When the World Wounds (Third Man Books) is Kiini Ibura Salaam’s second short fiction collection. Her first,Ancient, Ancient, won the 2012 Tiptree Award with its fantastical and exuberantly sensual depictions of nonstandard gender roles. In language as richly raunchy as ever, she writes here of sentient wolves on the prowl, swamp witches caught up into the sky by extremely local storm fronts, and a ghost using the detritus of a tragic flood to make magic masks. Want to read fiction that’s original and strange? Here you go.

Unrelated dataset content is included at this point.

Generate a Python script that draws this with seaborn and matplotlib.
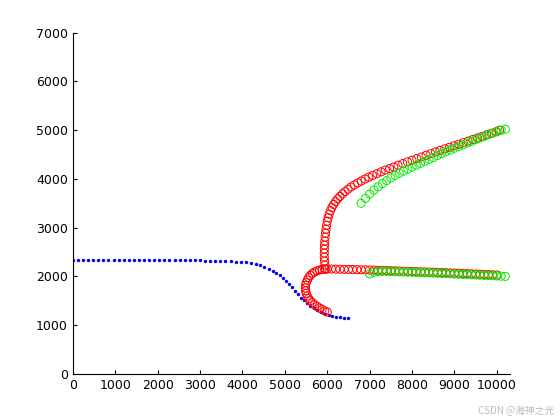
import matplotlib
matplotlib.use("Agg")
import matplotlib.pyplot as plt
import seaborn as sns

# blue dotted curve
blue_x = [0, 120, 240, 360, 480, 600, 720, 840, 960, 1080, 1200, 1320, 1440, 1560, 1680, 1800,
          1920, 2040, 2160, 2280, 2400, 2520, 2640, 2760, 2880, 3000, 3120, 3240, 3360, 3480,
          3600, 3720, 3840, 3960, 4080, 4200, 4310, 4420, 4520, 4620, 4710, 4800, 4880, 4960,
          5030, 5100, 5170, 5240, 5310, 5380, 5450, 5520, 5600, 5680, 5760, 5850, 5940, 6030,
          6120, 6210, 6300, 6400, 6480]
blue_y = [2330, 2330, 2330, 2330, 2330, 2330, 2330, 2330, 2330, 2330, 2330, 2330, 2330, 2330,
          2330, 2330, 2330, 2330, 2330, 2330, 2330, 2330, 2330, 2330, 2328, 2326, 2324, 2322,
          2320, 2318, 2314, 2310, 2304, 2296, 2285, 2270, 2250, 2225, 2195, 2160, 2120, 2075,
          2025, 1970, 1910, 1845, 1775, 1700, 1630, 1565, 1505, 1450, 1400, 1355, 1310, 1270,
          1235, 1205, 1185, 1170, 1160, 1155, 1150]

# red circles, lower branch (S turn then flat)
red_turn_x = [6000, 5940, 5880, 5820, 5760, 5700, 5650, 5600, 5560, 5530, 5505, 5490, 5485, 5490,
              5505, 5530, 5560, 5600, 5650, 5700, 5760, 5820, 5880, 5940]
red_turn_y = [1270, 1290, 1320, 1350, 1385, 1420, 1460, 1500, 1545, 1595, 1650, 1705, 1760, 1815,
              1870, 1925, 1975, 2020, 2060, 2090, 2115, 2130, 2140, 2148]
red_flat_x = list(range(6000, 10100, 100))
red_flat_y = [2150, 2150, 2148, 2146, 2144, 2142, 2140, 2138, 2136, 2134, 2131, 2128, 2125, 2122,
              2119, 2116, 2113, 2110, 2107, 2104, 2100, 2097, 2094, 2091, 2088, 2085, 2081, 2078,
              2075, 2071, 2068, 2064, 2060, 2056, 2052, 2048, 2044, 2040, 2036, 2032, 2028]

# red circles, upper branch
red_up_x = [5960, 5945, 5935, 5930, 5930, 5932, 5936, 5942, 5950, 5960, 5972, 5986, 6002, 6020,
            6045, 6075, 6110, 6150, 6195, 6245, 6300, 6360, 6420, 6490, 6560, 6640, 6720, 6800,
            6890, 6980, 7070, 7170, 7270, 7370, 7470, 7570, 7670, 7780, 7890, 8000, 8110, 8220,
            8330, 8440, 8550, 8660, 8770, 8880, 8990, 9100, 9210, 9320, 9430, 9540, 9650, 9760,
            9870, 9980, 10060]
red_up_y = [2150, 2230, 2310, 2390, 2470, 2550, 2630, 2710, 2790, 2870, 2950, 3030, 3110, 3180,
            3250, 3320, 3385, 3445, 3500, 3555, 3605, 3655, 3700, 3745, 3790, 3830, 3870, 3905,
            3945, 3980, 4015, 4050, 4085, 4120, 4150, 4180, 4212, 4245, 4278, 4310, 4342, 4374,
            4406, 4438, 4470, 4500, 4530, 4560, 4590, 4620, 4650, 4680, 4710, 4740, 4770, 4800,
            4830, 4860, 4890]
red_up_y = [v + 110 * i // 58 for i, v in enumerate(red_up_y)]

# green circles, upper branch
green_up_x = list(range(6800, 10300, 100))
green_up_y = [3500, 3600, 3690, 3770, 3840, 3905, 3965, 4020, 4070, 4115, 4160, 4200, 4240, 4280,
              4320, 4360, 4400, 4440, 4480, 4520, 4560, 4595, 4630, 4665, 4700, 4735, 4770, 4805,
              4840, 4875, 4910, 4940, 4970, 5000, 5020]

# green circles, lower branch
green_lo_x = list(range(7000, 10300, 100))
green_lo_y = [2050, 2085, 2100, 2104, 2102, 2099, 2096, 2093, 2090, 2087, 2084, 2081, 2078, 2075,
              2072, 2068, 2064, 2060, 2056, 2052, 2048, 2044, 2040, 2036, 2032, 2028, 2024, 2020,
              2016, 2012, 2008, 2004, 2000]

fig = plt.figure(figsize=(5.6, 4.2), dpi=100)
ax = fig.add_axes([0.13, 0.11, 0.78, 0.812])

sns.scatterplot(x=blue_x, y=blue_y, ax=ax, color="blue", s=6, linewidth=0)
for xs, ys in [(red_turn_x, red_turn_y), (red_flat_x, red_flat_y), (red_up_x, red_up_y)]:
    sns.scatterplot(x=xs, y=ys, ax=ax, marker="o", s=34,
                    facecolors="none", edgecolor="red", linewidth=0.7)
for xs, ys in [(green_lo_x, green_lo_y), (green_up_x, green_up_y)]:
    sns.scatterplot(x=xs, y=ys, ax=ax, marker="o", s=34,
                    facecolors="none", edgecolor="#00ee00", linewidth=0.7)

ax.set_xlim(0, 10300)
ax.set_ylim(0, 7000)
ax.set_xticks(range(0, 10001, 1000))
ax.set_yticks(range(0, 7001, 1000))
ax.spines["top"].set_visible(False)
ax.spines["right"].set_visible(False)
ax.tick_params(labelsize=9, direction="in", length=3)
fig.text(0.99, 0.01, "CSDN @海神之光", ha="right", va="bottom", fontsize=7, color="#bbbbbb",
         family=["Noto Sans CJK SC", "DejaVu Sans"])

fig.savefig("out.png", dpi=100)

In Last Year (Tor) by Robert Charles Wilson, time’s colonizers face the same dilemmas as those confronting European imperialists. Following the logic of the many-worlds interpretation of time travel, 21st-century intrusions into mid-Victorian Era US history create new universes, where new events transpire. A modern entrepreneur opens a resort in 1876 Illinois and sells his contemporaries luxury tour packages. But how can he bear to make money off voyeurs watching horrible things happen to real people — the rise of the Ku Klux Klan, the genocide practiced against Indians? And what of the new atrocities their presence may trigger? Through the unassuming viewpoint of reformed drifter Jesse Cullum, Wilson shows the complex power differentials operating between staff, 19th-century natives, 21st-century tourists, and renegades intent on averting coming cataclysms. Add racial and sexual politics and you’ve got a book that’s both fun and challenging.
Alison Littlewood’s depiction of Victorian times in The Hidden People (Jo Fletcher Books) is a bit different: It takes place in a past divided from our present by more than years. The author’s fascination with “fairy burnings,” in particular the 1895 death of Irishwoman Bridget Cleary, led to this meticulously imagined novel of a bourgeois London gentleman investigating a northern cousin’s immolation under similar circumstances. In Yorkshire, Albert Mirrals gradually finds that the rational explanations he once entertained for what he believes was his cousin’s murder — domestic violence, jealousies — become entwined with the lyrical madness of possession. Quotations from Yeats and other poets magnify the effects of Littlewood’s carefully period prose.